Field of the Invention
The present invention relates to an image processing technique of recording, in a recording apparatus, an image obtained by imaging, and performing display processing on a display device.
Description of the Related Art
In recent years, in an image processing apparatus having an imaging function such as a digital camera, processing data at a higher speed becomes more important along with an increase in processing data amount caused by a higher resolution of an image, an increase in the number of still image frames in continuous shooting, and improvement of moving image frame rates. On the other hand, however, processing a large amount of image data at a high speed increases the power consumption of an image processing apparatus, and thus increasing the data processing speed while reducing the power consumption is a big issue. Since a digital camera or a portable terminal having the imaging function is operated by a battery, there is demand for the number of recordable images to be increased while reducing the power consumption. To satisfy this requirement, it is especially important to suppress the power consumption as low as possible at the time of displaying a captured image on a monitor before recording the image.
There are conventionally known various techniques of attempting to increase the data processing speed while reducing the power consumption.
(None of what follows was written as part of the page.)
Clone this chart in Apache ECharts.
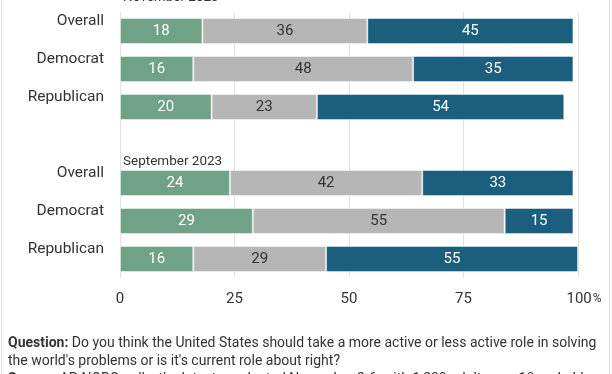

Japanese Patent Laid-Open No. 2003-99149 describes a technique of attempting to increase the data processing speed while reducing the power consumption by stopping supply of a clock to a data-transfer controlling unit while standing by for permission of memory access. Furthermore, Japanese Patent Laid-Open No. 2006-236059 describes a technique of attempting to increase the data processing speed while reducing the power consumption by setting the minimum clock frequency corresponding to the number of clocks necessary for data transfer.
The above-described conventional techniques, however, are effective to optimize the number of clocks and the clock frequency but do not consider optimization of power supply, and need to continuously supply power to each data processing circuit during data transfer. This is because if power supply is stopped for each data transfer operation, the data processing speed largely decreases, since a power-up sequence requires several hundred μsec or longer for a general data transfer interval of several tens of nsecs to several μsec of a data processing apparatus. Also, if power supply to each data processing circuit is stopped, setting value information set by a CPU or the like in the data processing circuit is also lost. Therefore, if power supply is stopped for each data transfer operation, a reset time is required every time, thereby largely decreasing the data processing speed. In addition, a data transfer control sequence is complicated. In the above-described conventional techniques, a clock control arrangement is also complicated.